Efficacy and Safety of Apixaban in Cancer-Associated Thromboembolism: A Narrative Review.

Journal: Cardiology in review

This narrative review examines apixaban for both treatment and prophylaxis of cancer‑associated venous thromboembolism (CA‑VTE).

Key points:

  • Context: CA‑VTE is common, serious, and historically managed with low–molecular‑weight heparin (LMWH). Direct oral anticoagulants (DOACs), particularly factor Xa inhibitors, are increasingly used but bleeding risk—especially in GI and GU cancers—remains the central concern.
  • Efficacy: Data from randomized trials, including CARAVAGGIO and AMPLIFY, show apixaban is noninferior to LMWH and conventional anticoagulation for preventing recurrent VTE in cancer patients.
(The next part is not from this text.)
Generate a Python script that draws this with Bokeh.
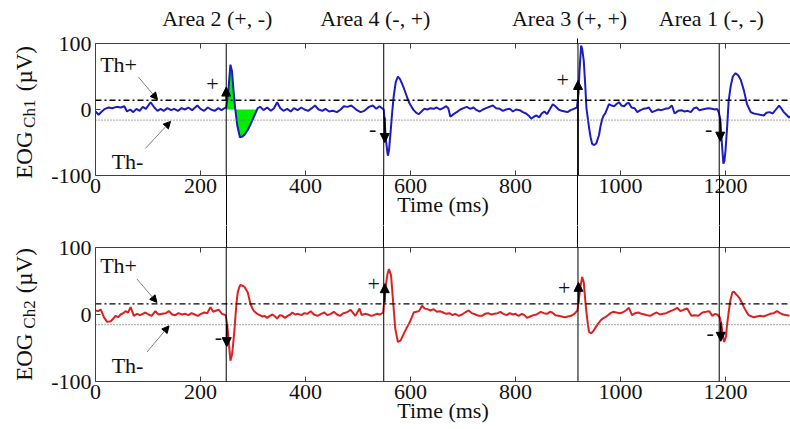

Recurrent VTE rates are similar or lower with apixaban.
  • Safety: In selected cancer populations (notably those without active GI lesions), apixaban does not confer a statistically significant increase in major bleeding compared with LMWH or standard therapy.
  • Pharmacology: Advantages include oral administration, predictable pharmacokinetics, minimal need for lab monitoring, limited renal clearance, and relatively stable drug exposure—features that support its use in oncology patients and may improve adherence.
  • Limitations and gaps: Evidence remains heterogeneous and incomplete across all tumor types, especially higher‑bleeding‑risk malignancies. The authors emphasize the need for additional comparative and real‑world studies to better define which cancer populations derive the most net clinical benefit.